The 2024 World Economic Forum's annual summit held last week in the Swiss town of Davos brought forward a week-long discussion on key world issues. Despite organisers claiming record participation, only a handful of Australian business elites attend as the cold shoulder from Australia highlights the WEF struggles to attract pre-eminent Western leaders to its flagship event. Instead, keynote speakers come from the rising powers, coined the “the new voices globally” - Chinese Premier Li Qiang, Vietnamese Prime Minister Pham Minh Chinh, Argentina’s newly elected President Javier Milei, and the leaders of Qatar and Kenya.

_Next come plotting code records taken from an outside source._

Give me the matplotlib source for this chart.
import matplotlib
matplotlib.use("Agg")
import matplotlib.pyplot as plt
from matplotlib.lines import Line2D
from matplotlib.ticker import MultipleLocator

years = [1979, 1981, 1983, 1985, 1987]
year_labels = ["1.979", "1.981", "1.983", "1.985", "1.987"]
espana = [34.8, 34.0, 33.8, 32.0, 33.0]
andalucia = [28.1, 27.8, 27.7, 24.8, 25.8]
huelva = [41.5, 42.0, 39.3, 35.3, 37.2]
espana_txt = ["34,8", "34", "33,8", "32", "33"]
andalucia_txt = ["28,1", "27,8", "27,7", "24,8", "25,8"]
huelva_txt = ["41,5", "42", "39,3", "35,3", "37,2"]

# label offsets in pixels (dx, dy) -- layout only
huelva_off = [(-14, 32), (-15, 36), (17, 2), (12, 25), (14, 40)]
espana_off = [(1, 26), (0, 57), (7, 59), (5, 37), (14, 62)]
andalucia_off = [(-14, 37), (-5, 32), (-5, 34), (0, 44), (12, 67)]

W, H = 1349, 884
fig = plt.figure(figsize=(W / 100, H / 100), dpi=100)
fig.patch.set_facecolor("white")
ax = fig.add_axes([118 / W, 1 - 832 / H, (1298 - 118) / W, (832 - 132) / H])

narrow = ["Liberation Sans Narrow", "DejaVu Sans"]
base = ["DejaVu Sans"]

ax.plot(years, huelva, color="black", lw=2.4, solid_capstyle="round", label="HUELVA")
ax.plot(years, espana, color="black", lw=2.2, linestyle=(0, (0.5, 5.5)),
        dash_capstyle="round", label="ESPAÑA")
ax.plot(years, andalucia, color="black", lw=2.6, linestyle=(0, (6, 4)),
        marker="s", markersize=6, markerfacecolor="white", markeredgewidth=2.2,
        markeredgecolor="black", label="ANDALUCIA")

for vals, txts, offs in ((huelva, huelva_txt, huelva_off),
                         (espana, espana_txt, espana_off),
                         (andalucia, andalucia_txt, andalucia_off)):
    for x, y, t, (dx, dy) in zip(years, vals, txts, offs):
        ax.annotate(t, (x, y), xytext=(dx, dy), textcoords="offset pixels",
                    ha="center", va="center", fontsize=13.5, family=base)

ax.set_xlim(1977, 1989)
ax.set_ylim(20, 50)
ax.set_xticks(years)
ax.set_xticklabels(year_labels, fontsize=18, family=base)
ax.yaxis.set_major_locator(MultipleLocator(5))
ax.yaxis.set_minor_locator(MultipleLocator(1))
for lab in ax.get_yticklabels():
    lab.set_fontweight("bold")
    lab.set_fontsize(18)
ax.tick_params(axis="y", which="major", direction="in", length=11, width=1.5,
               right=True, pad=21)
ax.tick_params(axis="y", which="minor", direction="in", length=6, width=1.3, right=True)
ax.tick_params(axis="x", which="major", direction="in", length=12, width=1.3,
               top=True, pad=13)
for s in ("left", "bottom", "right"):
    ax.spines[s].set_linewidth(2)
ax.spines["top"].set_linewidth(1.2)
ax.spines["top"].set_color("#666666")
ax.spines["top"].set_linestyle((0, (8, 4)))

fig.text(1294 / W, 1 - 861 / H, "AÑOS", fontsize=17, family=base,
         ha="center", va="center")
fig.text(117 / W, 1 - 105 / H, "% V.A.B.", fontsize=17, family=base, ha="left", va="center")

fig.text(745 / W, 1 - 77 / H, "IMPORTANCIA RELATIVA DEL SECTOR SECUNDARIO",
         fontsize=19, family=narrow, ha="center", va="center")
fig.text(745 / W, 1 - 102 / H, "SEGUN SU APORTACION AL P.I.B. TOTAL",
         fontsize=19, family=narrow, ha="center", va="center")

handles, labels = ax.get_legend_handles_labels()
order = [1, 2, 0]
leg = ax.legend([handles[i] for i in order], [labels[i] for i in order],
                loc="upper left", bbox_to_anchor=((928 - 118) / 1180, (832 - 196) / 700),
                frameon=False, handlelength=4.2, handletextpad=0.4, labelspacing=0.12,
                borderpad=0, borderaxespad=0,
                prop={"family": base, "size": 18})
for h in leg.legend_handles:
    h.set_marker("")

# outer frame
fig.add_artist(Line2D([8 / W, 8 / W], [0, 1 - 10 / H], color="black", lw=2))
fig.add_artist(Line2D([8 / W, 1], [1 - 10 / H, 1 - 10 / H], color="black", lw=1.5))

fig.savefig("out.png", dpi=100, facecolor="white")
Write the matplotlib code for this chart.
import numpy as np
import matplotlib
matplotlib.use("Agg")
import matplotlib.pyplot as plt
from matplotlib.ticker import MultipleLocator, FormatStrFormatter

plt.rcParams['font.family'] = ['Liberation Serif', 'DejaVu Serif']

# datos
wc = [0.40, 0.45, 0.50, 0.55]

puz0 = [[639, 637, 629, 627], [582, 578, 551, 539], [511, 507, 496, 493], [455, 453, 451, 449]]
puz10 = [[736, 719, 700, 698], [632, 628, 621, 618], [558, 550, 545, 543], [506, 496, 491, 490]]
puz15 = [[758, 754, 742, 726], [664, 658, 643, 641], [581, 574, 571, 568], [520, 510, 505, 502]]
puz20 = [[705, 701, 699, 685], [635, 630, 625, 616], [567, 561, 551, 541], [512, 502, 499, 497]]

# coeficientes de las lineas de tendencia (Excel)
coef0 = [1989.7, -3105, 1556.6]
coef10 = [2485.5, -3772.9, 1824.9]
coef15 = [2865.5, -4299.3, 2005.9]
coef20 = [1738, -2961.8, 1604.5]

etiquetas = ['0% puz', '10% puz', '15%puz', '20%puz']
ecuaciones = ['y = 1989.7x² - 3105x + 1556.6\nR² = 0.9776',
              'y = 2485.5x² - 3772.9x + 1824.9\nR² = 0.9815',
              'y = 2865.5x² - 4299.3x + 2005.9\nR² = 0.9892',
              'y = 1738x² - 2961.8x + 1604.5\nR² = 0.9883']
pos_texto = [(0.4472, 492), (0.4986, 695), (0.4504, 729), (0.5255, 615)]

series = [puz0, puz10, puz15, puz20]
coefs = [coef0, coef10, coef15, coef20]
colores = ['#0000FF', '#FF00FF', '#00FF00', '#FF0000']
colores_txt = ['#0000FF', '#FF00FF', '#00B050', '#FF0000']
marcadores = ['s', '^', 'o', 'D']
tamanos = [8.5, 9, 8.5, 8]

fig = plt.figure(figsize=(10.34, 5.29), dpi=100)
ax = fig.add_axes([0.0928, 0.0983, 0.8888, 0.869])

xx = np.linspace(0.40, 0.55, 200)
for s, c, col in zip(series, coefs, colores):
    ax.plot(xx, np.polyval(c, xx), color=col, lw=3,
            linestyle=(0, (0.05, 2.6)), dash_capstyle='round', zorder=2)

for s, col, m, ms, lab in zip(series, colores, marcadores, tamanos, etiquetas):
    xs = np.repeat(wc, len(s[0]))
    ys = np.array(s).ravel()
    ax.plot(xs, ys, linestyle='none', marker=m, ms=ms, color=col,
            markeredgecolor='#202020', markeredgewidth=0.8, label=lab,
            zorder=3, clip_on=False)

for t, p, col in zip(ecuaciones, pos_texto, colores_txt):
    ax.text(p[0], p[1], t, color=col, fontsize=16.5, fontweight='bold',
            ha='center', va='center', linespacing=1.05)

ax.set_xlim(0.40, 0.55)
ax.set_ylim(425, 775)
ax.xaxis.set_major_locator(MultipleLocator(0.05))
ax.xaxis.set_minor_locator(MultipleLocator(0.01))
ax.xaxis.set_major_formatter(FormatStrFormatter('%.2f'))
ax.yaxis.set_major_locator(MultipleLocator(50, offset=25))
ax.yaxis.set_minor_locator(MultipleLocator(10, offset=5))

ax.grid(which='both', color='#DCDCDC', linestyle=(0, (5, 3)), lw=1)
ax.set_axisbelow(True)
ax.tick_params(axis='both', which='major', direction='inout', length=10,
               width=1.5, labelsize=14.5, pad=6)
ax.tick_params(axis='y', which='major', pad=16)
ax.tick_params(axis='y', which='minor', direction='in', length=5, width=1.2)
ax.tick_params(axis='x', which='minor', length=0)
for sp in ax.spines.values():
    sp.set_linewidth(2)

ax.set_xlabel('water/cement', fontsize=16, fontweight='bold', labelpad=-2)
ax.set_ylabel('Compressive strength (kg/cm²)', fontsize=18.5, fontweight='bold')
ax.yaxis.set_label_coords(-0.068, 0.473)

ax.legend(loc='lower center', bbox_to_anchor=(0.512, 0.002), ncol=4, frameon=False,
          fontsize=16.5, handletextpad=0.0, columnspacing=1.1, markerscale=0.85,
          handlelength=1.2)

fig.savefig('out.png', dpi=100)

Gaza dominated the conversation of the forum but leaders failed to produce a clear pathway to the Palestinian statehood or a ceasefire with Israel and the militant group Hamas. Qatar’s finance minister mentioned the debilitating impacts of the war in slowing down the economy of the entire region, with an estimated $15bn to rebuild homes in Gaza alone. CEOs at the WEF turned their attention to the attacks by Yemen’s Iran-aligned Houthi group on ships in the Red Sea that would drive up the cost of goods from Asia to Europe, looking for alternative supply routes.
Overall, heads of global banks warned of continued inflationary pressure from increased shipping costs and the possibility of oil price increases. Bank executives fear markets are mispricing interest rates cuts, with the ongoing geopolitical risks to cause further volatility.